Hot tips. Impeccable
sources. Home cooks are as hungry for insider information as lobbyists
on Capitol Hill.
As a professionally trained chef who teaches others how to cook,
Linda Carucci has been sharing insider information for 20 years.
Some of her students have gone on to become chefs. But at heart,
she is an advocate for everyday cooks. "Consider me your own personal
kitchen buttinsky," the Oakland, Calif., resident often says at
the start of a class.
And it is everyday cooks for whom she has produced her first book,
"Cooking School Secrets for Real World Cooks" (Chronicle Books,
$22.95, paperback), released this summer.
In it, she shares hundreds of tidbits. Among them: how to make
risotto six hours ahead (refrigerate it midway through adding the
stock); why you shouldn't put overly wet meat on the grill (it prevents
the meat from caramelizing properly); and what the correct water
temperature is for washing leeks (warm).
Cookbooks written by cooking school instructors are nothing new.
What separates Carucci's from many of the other efforts is that
it is unusually accessible and well organized. Its 103 recipes were
triple-tested by 116 home cooks across the country. Since being
a good teacher also means being a good listener, Carucci has incorporated
many of the questions that came up during recipe testing.
The book's accompanying Recipe Secrets are set along the margins
of most pages. For her Tomato-Cheddar Soup, Carucci explains the
benefits of a mere quarter-teaspoon of baking soda; when it is added,
the mixture should foam up a bit and then subside, which proves
that the soda is active. To coax the most flavor from blanched vegetables,
she advises salting them twice (the water they're cooked in and
the ice-water bath afterward).
Carucci, 49, has a natural gift for instruction. It comes across
in her book, which is already in its second printing -- a considerable
achievement for a cookbook that isn't tied to a television-chef
persona -- and during her classes. She is precise, but not fussy.
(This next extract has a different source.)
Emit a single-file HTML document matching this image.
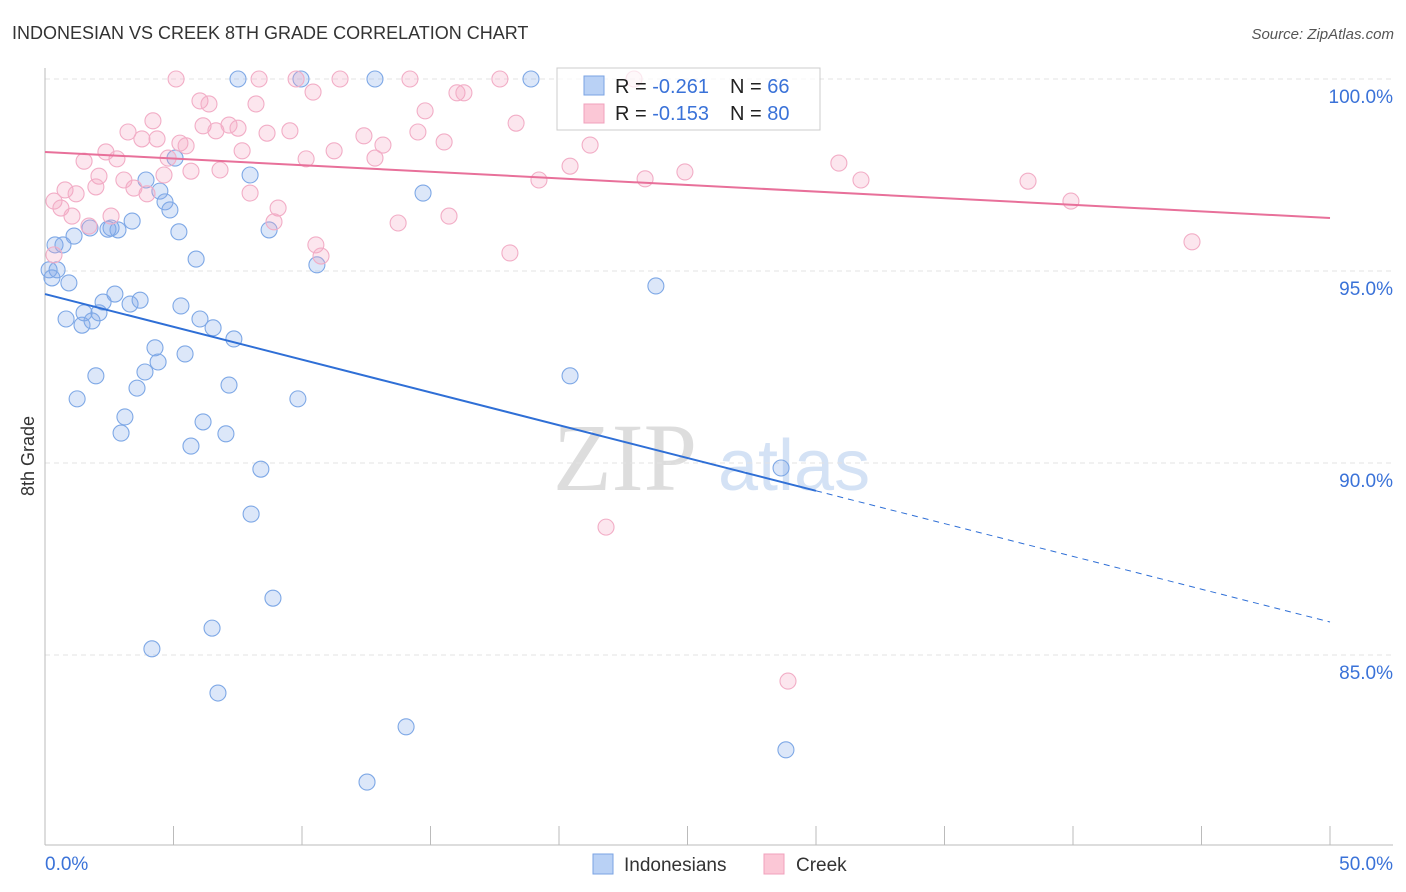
<!DOCTYPE html>
<html><head><meta charset="utf-8"><style>
body{margin:0;background:#fff;font-family:"Liberation Sans",sans-serif;}
svg{display:block}
</style></head><body>
<svg id="chart" width="1406" height="892">
<text x="12" y="39" font-size="18" fill="#333">INDONESIAN VS CREEK 8TH GRADE CORRELATION CHART</text>
<text x="1394" y="39" font-size="15" fill="#555" font-style="italic" text-anchor="end">Source: ZipAtlas.com</text>
<text x="34" y="456" font-size="18" fill="#333" transform="rotate(-90 34 456)" text-anchor="middle">8th Grade</text>
<g><text x="553" y="490" font-size="96" fill="#ddd" font-family="Liberation Serif">ZIP</text><text x="718" y="490" font-size="72" fill="#d4e2f5">atlas</text></g>
<g id="grid"></g><g id="axes"></g><g id="pts"></g><g id="lines"></g>
<g>
<rect x="557" y="68" width="263" height="62" fill="rgba(255,255,255,0.7)" stroke="#ccc"/>
<rect x="584" y="76" width="20" height="19" fill="#b9d1f5" stroke="#7aa3e3"/>
<rect x="584" y="104" width="20" height="19" fill="#fbc7d6" stroke="#f0a0bc"/>
<text x="615" y="93" font-size="20" fill="#222">R = <tspan fill="#3a72d8">-0.261</tspan></text>
<text x="730" y="93" font-size="20" fill="#222">N = <tspan fill="#3a72d8">66</tspan></text>
<text x="615" y="120" font-size="20" fill="#222">R = <tspan fill="#3a72d8">-0.153</tspan></text>
<text x="730" y="120" font-size="20" fill="#222">N = <tspan fill="#3a72d8">80</tspan></text>
</g>
<g>
<rect x="593" y="854" width="20" height="20" fill="#b9d1f5" stroke="#7aa3e3"/>
<text x="624" y="871" font-size="19" fill="#333">Indonesians</text>
<rect x="764" y="854" width="20" height="20" fill="#fbc7d6" stroke="#f0a0bc"/>
<text x="796" y="871" font-size="19" fill="#333">Creek</text>
</g>
</svg>
<script>
const yTicks=[100,95,90,85];
const yTickLabels=["100.0%","95.0%","90.0%","85.0%"];
const xTicks=[0,5,10,15,20,25,30,35,40,45,50];
const xEndLabels=["0.0%","50.0%"];
const blueX=[7.51,9.96,12.84,18.91,0.39,0.70,0.16,0.47,0.27,0.93,1.13,1.75,2.57,2.84,3.39,2.45,3.93,4.47,4.67,4.86,5.06,5.21,5.88,7.98,8.72,10.58,14.71,23.77,0.82,1.44,1.83,1.52,2.10,2.26,2.72,3.31,3.70,5.29,6.03,6.54,7.35,4.28,5.45,4.40,3.89,1.98,3.58,7.16,1.25,9.84,3.11,6.15,2.96,7.04,5.68,8.40,20.43,28.64,8.02,8.87,6.50,4.16,6.73,14.05,12.53,28.83];
const blueY=[100,100,100,100,95.68,95.68,95.03,95.03,94.82,94.69,95.91,96.12,96.12,96.07,96.30,96.09,97.37,97.08,96.80,96.59,97.94,96.02,95.31,97.50,96.07,95.16,97.03,94.61,93.75,93.59,93.70,93.91,93.91,94.19,94.40,94.14,94.24,94.09,93.75,93.52,93.23,93.00,92.84,92.63,92.37,92.27,91.95,92.03,91.67,91.67,91.20,91.07,90.78,90.76,90.44,89.84,92.27,89.87,88.67,86.48,85.70,85.16,84.01,83.13,81.69,82.53];
const pinkX=[5.10,8.33,9.77,11.48,14.20,17.70,22.92,10.43,16.03,16.30,6.03,6.38,8.21,14.79,4.20,18.33,3.23,3.77,4.36,6.15,6.65,7.16,7.51,8.64,9.53,12.41,14.51,15.53,5.25,5.49,2.37,2.80,1.52,4.79,7.67,10.16,11.25,12.84,13.15,21.21,20.43,2.10,3.07,5.68,6.81,4.63,3.46,1.98,0.78,1.21,3.97,7.98,0.35,0.62,1.05,2.57,1.71,9.07,8.91,15.72,13.74,23.35,19.22,24.90,30.89,31.75,38.25,39.92,44.63,10.54,10.74,18.09,0.35,21.83,28.91];
const pinkY=[100,100,100,100,100,100,100,99.66,99.64,99.64,99.43,99.35,99.35,99.17,98.91,98.85,98.62,98.44,98.44,98.78,98.65,98.80,98.72,98.59,98.65,98.52,98.62,98.36,98.33,98.26,98.10,97.92,97.86,97.94,98.13,97.92,98.13,97.94,98.28,98.28,97.73,97.47,97.37,97.60,97.63,97.50,97.16,97.19,97.11,97.01,97.01,97.03,96.82,96.64,96.43,96.43,96.17,96.64,96.28,96.43,96.25,97.40,97.37,97.58,97.81,97.37,97.34,96.82,95.76,95.68,95.39,95.47,95.42,88.33,84.32];
const blueTrend=[94.4,85.86];
const pinkTrend=[98.1,96.38];
const blueSolidEnd=30;

const NS="http://www.w3.org/2000/svg";
const X=v=>45+v*25.7;
const Y=v=>79+(100-v)*38.4;
function mk(parent,tag,attrs){const e=document.createElementNS(NS,tag);for(const k in attrs)e.setAttribute(k,attrs[k]);document.getElementById(parent).appendChild(e);return e;}
yTicks.forEach((t,i)=>{
  const l=mk('grid','line',{x1:45,x2:1393,y1:Y(t),y2:Y(t),stroke:'#e3e3e3','stroke-dasharray':'5,4'});
  
  
  const tx=mk('grid','text',{x:1393,y:Y(t)+24,'font-size':19,fill:'#3a72d8','text-anchor':'end'});
  tx.textContent=yTickLabels[i];
  
  
});
let a=mk('axes','line',{x1:45,x2:45,y1:68,y2:845,stroke:'#bbb'});


a=mk('axes','line',{x1:45,x2:1393,y1:845,y2:845,stroke:'#bbb'});


xTicks.forEach(t=>{
  const l=mk('axes','line',{x1:X(t),x2:X(t),y1:826,y2:845,stroke:'#bbb'});
  
  
});
let t0=mk('axes','text',{x:45,y:870,'font-size':19,fill:'#3a72d8'});t0.textContent=xEndLabels[0];


let t1=mk('axes','text',{x:1393,y:870,'font-size':19,fill:'#3a72d8','text-anchor':'end'});t1.textContent=xEndLabels[1];


blueX.forEach((x,i)=>{
  const c=mk('pts','circle',{cx:X(x),cy:Y(blueY[i]),r:8,fill:'rgba(130,170,235,0.28)',stroke:'#7ea8e6','stroke-width':1.1});
  
  
});
pinkX.forEach((x,i)=>{
  const c=mk('pts','circle',{cx:X(x),cy:Y(pinkY[i]),r:8,fill:'rgba(245,165,195,0.28)',stroke:'#f2adc6','stroke-width':1.1});
  
  
});
const bAt=v=>blueTrend[0]+(blueTrend[1]-blueTrend[0])*v/50;
let bl=mk('lines','line',{x1:X(0),y1:Y(blueTrend[0]),x2:X(blueSolidEnd),y2:Y(bAt(blueSolidEnd)),stroke:'#2f6fd6','stroke-width':2});


bl=mk('lines','line',{x1:X(blueSolidEnd),y1:Y(bAt(blueSolidEnd)),x2:X(50),y2:Y(blueTrend[1]),stroke:'#2f6fd6','stroke-width':1,'stroke-dasharray':'6,5'});


let pl=mk('lines','line',{x1:X(0),y1:Y(pinkTrend[0]),x2:X(50),y2:Y(pinkTrend[1]),stroke:'#e8709a','stroke-width':2});


</script>
</body></html>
During a recent Saturday morning class at the Sur La Table store
in Arlington, her instructions to a few dozen cooks were as clear
as those in the book, and they took into consideration the conditions
that home cooks face. Sur La Table's volunteer assistants that day
could pick up tips just by watching Carucci set up. For instance,
she took the label from the package of lamb and stuck it on the
dish the meat was marinating in so she could remember its weight.
Her prep trays were stacked on the wheeled rack in order of use.
Carucci has worked as a private chef, restaurant cook-manager
and caterer. Along the way, she earned the respect of such well-known
California chefs as Thomas Keller, who called her the consummate
chef and coach. And in 2002, she was named Cooking Teacher of the
Year by the International Association of Culinary Professionals.
For the past year, she has been the Julia Child curator of food
arts at the American Center for Wine Food & the Arts in Napa, Calif.
She considers it a "dream job."
There's only one problem, familiar to home cooks: There's no time
to make dinner.
"I had no idea while I was writing this book that I'd accept the
full-time-plus food curator position, close down my home cooking
school and join the ranks of working stiffs who come home after
work every day and make supper," Carucci says.
These days, she typically resorts to taking salmon or pork chops
out of the freezer in the morning for her husband to prepare. Fortunately,
she says, he has a new cookbook to guide him.